ROME—When 42-year-old Luisa Del Vecchio couldn’t take the debilitating pain caused by her endometriosis any longer, she was faced with a moral dilemma. As a staunch Catholic who teaches at a private Catholic school in Florence, she knew well that having a hysterectomy by choice over medical necessity would be a sin because it would cause permanent sterilization—in other words, irreversible birth control.
Del Vecchio, who has four children, has always believed in the Catholic Church’s indisputable teachings on birth control: Sex should only be between a man and a woman, and only under conditions that leave the woman “open to the possibility of conception.” That means elective hysterectomies on the basis of pain alone, not life-or-death situations, were a sin.
Del Vecchio had the hysterectomy anyway in 2015. “After consulting with my priest who tried to talk me out of it, I decided I just couldn’t deal with the pain any longer,” she told The Daily Beast. “I was missing work. I often couldn’t get out of bed. I wasn’t able to be a good mother to the children I had. I prayed and went through it even though I was defying God’s will.”

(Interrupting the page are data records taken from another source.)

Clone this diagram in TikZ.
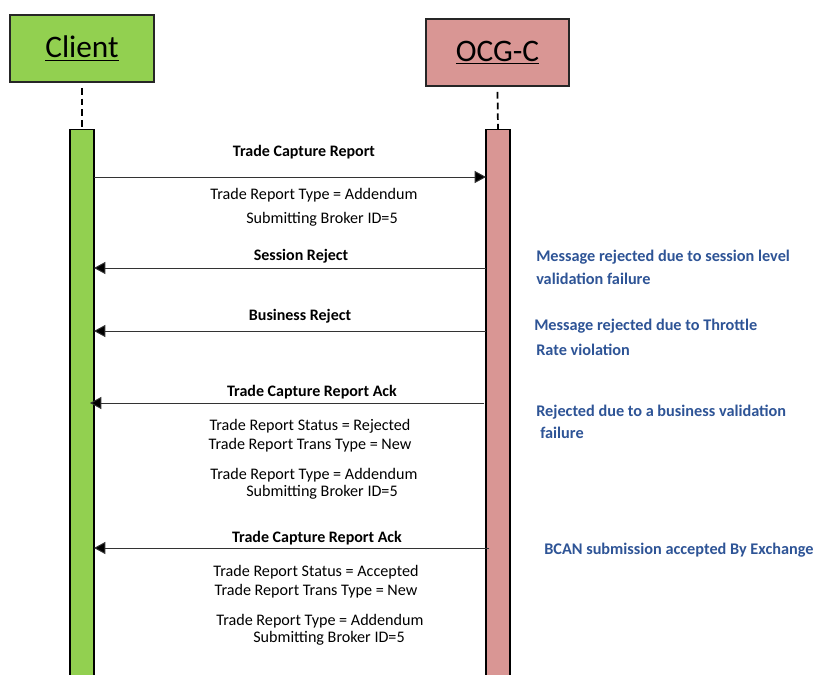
\documentclass[tikz,border=0pt]{standalone}
\usepackage{fontspec}
\setmainfont{Carlito}
\usetikzlibrary{arrows.meta}
\definecolor{cgreen}{HTML}{92D050}
\definecolor{cpink}{HTML}{D99694}
\definecolor{cblue}{HTML}{2E5496}
\tikzset{
  header/.style={draw=black!85, line width=0.9pt, minimum width=#1, minimum height=50.25pt, inner sep=0pt, font=\fontsize{23.5}{26}\selectfont},
  actbar/.style={draw=black, line width=0.9pt, minimum width=18pt, minimum height=420pt, anchor=north, inner sep=0pt},
  lifeline/.style={dashed, line width=1.3pt, dash pattern=on 5pt off 3pt},
  msg/.style={draw=black!80, line width=0.7pt, -{Triangle[length=8.5pt,width=9pt,fill=black]}},
  lbl/.style={font=\fontsize{12}{14}\selectfont\bfseries, inner sep=0pt},
  info/.style={font=\fontsize{12.1}{14}\selectfont, inner sep=0pt},
  note/.style={font=\fontsize{12.2}{14}\selectfont\bfseries, text=cblue, inner sep=0pt, anchor=west},
}
\begin{document}
\begin{tikzpicture}[x=0.75pt,y=-0.75pt]
\useasboundingbox (0,0) rectangle (816,674);
\clip (0,0) rectangle (816,674);
% headers
\node[header=108pt, fill=cgreen] (client) at (82,48.5) {\underline{Client}};
\node[header=107.25pt, fill=cpink] (ocg) at (497.5,52.5) {\underline{OCG-C}};
% activation bars
\node[actbar, fill=cgreen] (cbar) at (82,129) {};
\node[actbar, fill=cpink] (obar) at (498,129) {};
% lifelines
\draw[lifeline] (client.south) ++(0,-4pt) coordinate (cl1) (cl1) -- (cbar.north);
\draw[lifeline] (ocg.south) ++(0,-4pt) coordinate (ol1) (ol1) -- (obar.north);
% message end points
\coordinate (c1) at (94,177);  \coordinate (o1) at (486,177);
\coordinate (c2) at (94,268);  \coordinate (o2) at (486,268);
\coordinate (c3) at (94,331);  \coordinate (o3) at (486,331);
\coordinate (c4) at (90,403);  \coordinate (o4) at (484,403);
\coordinate (c5) at (94,548);  \coordinate (o5) at (489,548);
% messages
\draw[msg] (c1) -- (o1);
\draw[msg] (o2) -- (c2);
\draw[msg] (o3) -- (c3);
\draw[msg] (o4) -- (c4);
\draw[msg] (o5) -- (c5);
% labels
\node[lbl] (l1) at (304,152) {Trade Capture Report};
\node[info] (i1a) at (314,195) {Trade Report Type = Addendum};
\node[info] (i1b) at (322,219) {Submitting Broker ID=5};
\node[lbl] (l2) at (301,256) {Session Reject};
\node[lbl] (l3) at (300,316) {Business Reject};
\node[lbl] (l4) at (312,392) {Trade Capture Report Ack};
\node[info] (i4a) at (310,426) {Trade Report Status = Rejected};
\node[info] (i4b) at (310,445) {Trade Report Trans Type = New};
\node[info] (i4c) at (314,475) {Trade Report Type = Addendum};
\node[info] (i4d) at (322,492) {Submitting Broker ID=5};
\node[lbl] (l5) at (317,538) {Trade Capture Report Ack};
\node[info] (i5a) at (316,572) {Trade Report Status = Accepted};
\node[info] (i5b) at (316,591) {Trade Report Trans Type = New};
\node[info] (i5c) at (320,621) {Trade Report Type = Addendum};
\node[info] (i5d) at (329,638) {Submitting Broker ID=5};
% notes
\node[note] (n2a) at (536,257) {Message rejected due to session level};
\node[note] (n2b) at (536,279) {validation failure};
\node[note] (n3a) at (534,326) {Message rejected due to Throttle};
\node[note] (n3b) at (536,350) {Rate violation};
\node[note] (n4a) at (536,412) {Rejected due to a business validation};
\node[note] (n4b) at (540,433) {failure};
\node[note] (n5) at (544,550) {BCAN submission accepted By Exchange};
\end{tikzpicture}
\end{document}
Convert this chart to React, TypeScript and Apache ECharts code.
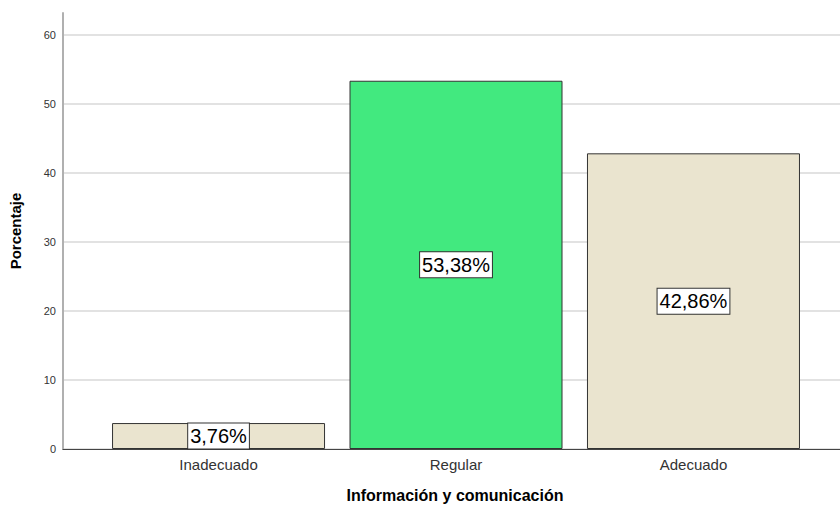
import React, { useEffect, useRef } from "react";
import * as echarts from "echarts";

const categories = ["Inadecuado", "Regular", "Adecuado"];
const values = [3.76, 53.38, 42.86];
const barColors = ["#EAE4CF", "#42E97F", "#EAE4CF"];
const yTicks = [0, 10, 20, 30, 40, 50, 60];
const xTitle = "Información y comunicación";
const yTitle = "Porcentaje";

export default function App() {
  const ref = useRef<HTMLDivElement>(null);
  useEffect(() => {
    if (!ref.current) return;
    const chart = echarts.init(ref.current, null, { renderer: "svg" });
    const font = "'Liberation Sans', Arial, sans-serif";
    chart.setOption({
      animation: false,
      backgroundColor: "#ffffff",
      textStyle: { fontFamily: font },
      grid: { left: 59, right: 0, top: 13, bottom: 57, containLabel: false },
      xAxis: {
        type: "value",
        min: -0.655,
        max: 2.617,
        axisLine: { show: true, onZero: true, lineStyle: { color: "#444", width: 1 } },
        axisTick: { show: false },
        splitLine: { show: false },
        axisLabel: {
          customValues: [0, 1, 2],
          formatter: (v: number) => categories[Math.round(v)] ?? "",
          color: "#333",
          fontSize: 15,
          fontFamily: font,
          margin: 8,
        },
      },
      yAxis: {
        type: "value",
        min: 0,
        max: 63.2,
        name: yTitle,
        nameLocation: "middle",
        nameGap: 40,
        nameRotate: 90,
        nameTextStyle: { fontSize: 15, fontWeight: "bold", color: "#000", fontFamily: font },
        axisLine: { show: true, onZero: false, lineStyle: { color: "#b0b0b0", width: 2 } },
        axisTick: { show: false, customValues: yTicks },
        axisLabel: {
          customValues: yTicks,
          color: "#333",
          fontSize: 11,
          fontFamily: font,
          margin: 7,
        },
        splitLine: { show: true, lineStyle: { color: "#d9d9d9", width: 1.5 } },
      },
      series: [
        {
          type: "bar",
          barWidth: 213,
          data: values.map((v, i) => ({
            value: [i, v],
            itemStyle: { color: barColors[i], borderColor: "#333", borderWidth: 1 },
          })),
          label: {
            show: true,
            position: "inside",
            formatter: (p: any) => p.value[1].toFixed(2).replace(".", ",") + "%",
            color: "#000",
            fontSize: 20,
            fontFamily: font,
            backgroundColor: "#ffffff",
            borderColor: "#333",
            borderWidth: 1,
            padding: [3, 2, 2, 2],
          },
        },
      ],
      graphic: [
        {
          type: "text",
          x: 455,
          y: 495,
          style: {
            text: xTitle,
            fontSize: 16,
            fontWeight: "bold",
            fill: "#000",
            fontFamily: font,
            align: "center",
            verticalAlign: "middle",
          },
        },
      ],
    });
    return () => chart.dispose();
  }, []);
  return (
    <div
      ref={ref}
      style={{ position: "fixed", left: 0, top: 0, width: 840, height: 506 }}
    />
  );
}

The decision to have her uterus removed turned out to be the easy part. She searched in vain for a physician in a Catholic hospital in Florence who would perform what was a voluntary procedure that defied church teaching. Del Vecchio felt it necessary to consult only devout Catholic doctors, but they all tried to talk her out of it. Finally, she found a female Catholic doctor in Milan who agreed to perform the surgery and who assured her that God would forgive her—eventually.
But Del Vecchio’s moral and physical quandary in getting a hysterectomy isn’t a factor any more. Last week, Cardinal Luis Ladaria, the Vatican's doctrine chief, confirmed in a letter that after studying several medical cases presented by Catholic doctors, it was no longer against church teaching to have a hysterectomy in most cases and that the procedure could be done in “extreme cases” that do not just hinge on life and death.
In his statement, Ladaria referred to a case the church’s doctrine arm studied: “The uterus is found to be irreversibly in such a state that it is no longer suitable for procreation and medical experts have reached the certainty that an eventual pregnancy will bring about a spontaneous abortion before the fetus is able to arrive at a viable state.”
In fact, not having a hysterectomy in cases like these could be considered “morally licit” because the purpose “does not regard sterilization,” the statement went on.
The new clarification, however, does not give carte blanche to Catholics. The Congregation for the Doctrine of the Faith studied a case in which:
In this case, according to the church, a hysterectomy is still considered “illicit” because even though the woman many not be able to safely carry a pregnancy to term, removal of the uterus is seen as direct sterilization; God could intervene to save the pregnancy.
“These fall into the moral category of direct sterilization which in the Congregation of the Doctrine of the Faith's document Quaecumque Sterilizatio is defined as an action ‘whose sole, immediate effect is to render the generative faculty incapable of procreation’,” the church letter goes on.
“It (direct sterilization) is absolutely forbidden... according to the teaching of the Church, even when it is motivated by a subjectively right intention of curing or preventing a physical or psychological ill-effect which is foreseen or feared as a result of pregnancy,” the letter states.
Pope John Paul II had the last word on elective hysterectomies in 1993 when he confirmed that only circumstances that actually put a woman's life in danger would be considered justifiable. According to strict Catholicism, a woman is never to use chemical or artificial birth control and to always be open to conception. Until now, the only other time a hysterectomy was possible was when a woman was postmenopausal and could no longer conceive.
The only acceptable form of birth control for Catholics is natural family planning, where fertile women count their body temperatures to track ovulation so they can avoid sex during fertile periods.
The debate over hysterectomies resurfaced as an increasing number of hysterectomies have been performed in Italy. Around 70,000 are performed every year, most in Catholic hospitals, and a recent study commissioned by Italy's health ministry showed that less than 18 percent are due to cancer, which would garner the church’s approval. The Congregation for the Doctrine of the Faith said it took on the matter to clarify church teaching.
Del Vecchio’s hysterectomy saved her life.
In what turned out to be a strange twist of fate, the surgeon found a small malignant tumor in Del Vecchio's uterus after it was removed that had evaded her gynecologist, likely due to the severity of her painful endometriosis. The fact that she actually had a potential life-threatening condition meant that church teaching did not, in fact, prohibit the procedure. “It was God's way of telling me that it was OK,” Del Vecchio says. “Defying the church sort of saved my life.”